Has anyone gone no-contact or very limited contact with their parent and/or family member? How was this experience, what brought you to the last straw?
I currently have a difficult decision to make as my parent is truly driving me insane, this forum offers great advice from folks who have gone through similar situations with family members and so decided to post to get different perspectives.

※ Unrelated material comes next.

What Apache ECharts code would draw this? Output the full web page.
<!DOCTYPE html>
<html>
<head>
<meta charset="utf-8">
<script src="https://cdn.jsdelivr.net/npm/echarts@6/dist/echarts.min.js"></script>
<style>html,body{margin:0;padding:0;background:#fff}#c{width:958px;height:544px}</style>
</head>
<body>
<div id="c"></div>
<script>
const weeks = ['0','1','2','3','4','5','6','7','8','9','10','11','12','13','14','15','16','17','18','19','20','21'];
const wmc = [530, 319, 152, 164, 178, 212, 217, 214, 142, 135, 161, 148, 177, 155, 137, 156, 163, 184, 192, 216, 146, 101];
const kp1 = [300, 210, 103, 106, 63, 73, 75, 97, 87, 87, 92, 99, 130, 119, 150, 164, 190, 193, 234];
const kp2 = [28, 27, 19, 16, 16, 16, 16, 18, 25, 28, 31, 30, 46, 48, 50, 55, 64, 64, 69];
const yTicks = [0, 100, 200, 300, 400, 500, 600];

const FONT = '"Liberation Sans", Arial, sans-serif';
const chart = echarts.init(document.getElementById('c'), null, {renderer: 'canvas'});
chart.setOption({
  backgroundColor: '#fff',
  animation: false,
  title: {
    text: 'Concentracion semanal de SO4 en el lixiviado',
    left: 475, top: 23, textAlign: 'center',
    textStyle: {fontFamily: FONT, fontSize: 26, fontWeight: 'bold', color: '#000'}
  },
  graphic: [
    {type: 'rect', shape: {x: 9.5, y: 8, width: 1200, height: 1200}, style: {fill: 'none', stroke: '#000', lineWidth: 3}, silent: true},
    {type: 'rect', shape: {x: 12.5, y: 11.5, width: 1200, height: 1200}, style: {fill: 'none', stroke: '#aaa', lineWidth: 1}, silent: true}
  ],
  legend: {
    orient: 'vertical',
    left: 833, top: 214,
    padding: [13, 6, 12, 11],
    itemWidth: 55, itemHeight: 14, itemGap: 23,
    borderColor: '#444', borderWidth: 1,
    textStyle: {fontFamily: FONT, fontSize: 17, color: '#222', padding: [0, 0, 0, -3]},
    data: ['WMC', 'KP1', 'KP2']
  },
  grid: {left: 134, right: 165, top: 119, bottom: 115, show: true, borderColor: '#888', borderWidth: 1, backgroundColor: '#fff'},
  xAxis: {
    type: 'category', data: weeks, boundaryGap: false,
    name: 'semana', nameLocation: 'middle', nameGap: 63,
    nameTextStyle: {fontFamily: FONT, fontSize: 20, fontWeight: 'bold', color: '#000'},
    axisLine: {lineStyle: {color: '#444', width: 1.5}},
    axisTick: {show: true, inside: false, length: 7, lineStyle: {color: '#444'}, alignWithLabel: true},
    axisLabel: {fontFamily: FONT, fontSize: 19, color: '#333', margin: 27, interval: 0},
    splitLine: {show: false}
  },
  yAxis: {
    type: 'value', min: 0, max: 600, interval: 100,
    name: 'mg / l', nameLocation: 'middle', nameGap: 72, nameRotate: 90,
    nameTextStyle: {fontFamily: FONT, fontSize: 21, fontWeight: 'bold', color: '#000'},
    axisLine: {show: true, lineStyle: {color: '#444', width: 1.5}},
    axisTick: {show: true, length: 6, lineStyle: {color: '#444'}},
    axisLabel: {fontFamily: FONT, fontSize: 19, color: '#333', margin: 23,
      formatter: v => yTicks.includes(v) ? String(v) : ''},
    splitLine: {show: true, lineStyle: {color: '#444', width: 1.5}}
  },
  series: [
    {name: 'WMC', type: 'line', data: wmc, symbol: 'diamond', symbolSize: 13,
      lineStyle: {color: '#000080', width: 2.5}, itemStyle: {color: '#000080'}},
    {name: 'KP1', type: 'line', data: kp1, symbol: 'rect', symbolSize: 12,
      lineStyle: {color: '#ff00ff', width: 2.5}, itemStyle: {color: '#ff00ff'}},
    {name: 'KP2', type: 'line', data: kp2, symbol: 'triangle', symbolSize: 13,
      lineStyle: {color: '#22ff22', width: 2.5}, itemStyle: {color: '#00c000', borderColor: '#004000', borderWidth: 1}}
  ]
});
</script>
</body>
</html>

I’ll explain, I’m currently 25 years old and my parent is 56 (father). When younger he demonstrated emotional neglect towards me and my mother. He has always been very cold towards me during my upbringing and although he did provide a roof over my head, my childhood was very much tainted with his personality quirks. Things like making my mother his basic slave, by doing everything and more for him like making sure everything was paid on time, not caring whether she wanted or needed any help, not talking to us and giving us the cold shoulder when he wanted something and we didn’t budge. Sometimes screaming at the top of his lungs when dinner wasn’t made by the time he was home (mother and I got home more or less same time as him). Just so many “little” inconsiderate things I could go on and on apart from the fact that he was miserable and almost assured to make us miserable too.
After 20+ years my mother finally divorced him. This was considerably very hard on him as he was never used to doing anything on his own. I also suspect he might have some sort of personality disorder from what I read, however he was never diagnosed. Also, his father was diagnosed with schizophrenia (in fact most of that part of my family probably suffer from different mental health issues). After the divorce it was very hard his health declined (diabetes, blood pressure, no insurance), he lost his job, and he didn’t have much friends or family willing to help due to his own personality inconsistencies. Gladly his nephew was able to take him in in another state where they offered insurance. I decided not to take him in as my husband did not want him living with us and frankly neither do I, even though I still care very much. However, from far away I still helped him get by, calling for appointments, applying for jobs for him, insurance calls, helping him financially sometimes. Going back and forth with issues regarding his health, bills, and family drama. I'd like to add he doesn't speak English, which was the main reason i tried to help (obv enabling now that I look back).I wouldn't mind if he somehow got his things together and didn't have so many problems. However, this has now lasted 3 years going to 4. I now realize this was enabling him and just can’t handle the stress of basically “helping” someone live their life in a productive way.
I’m at a point now where whatever I do for him ends up being turned on me ten-fold. Everyday has become a nightmare and I feel depressed. Currently making appointments with my doc and a therapist too. Whether it’s financial help he needs (I’m barely making it by), or I call and everything is going horrible (he can’t find a job, he is going to loose his new insurance, he can’t pay the car, his nephew doesn’t want him living with him). Just so many things… At this point my estranged sister offered him to stay at her place and move back to my state. This would mean he would have no insurance (and he needs it), and now he would be living only a few blocks from me. My sister is also for lack of better words a wreck in her own way. I specifically let him know I cannot be the one to live with him and explained that my husband does not approve.
At this point I realize this stress has affected me emotionally and I need help. However my question for you guys is: have you ever cut someone toxic from your life like a parent or perhaps went limited contact? How did it feel? What was the process like? I feel like my guilt of knowing he is not okay affects me so hard, and it’s so hard to let go.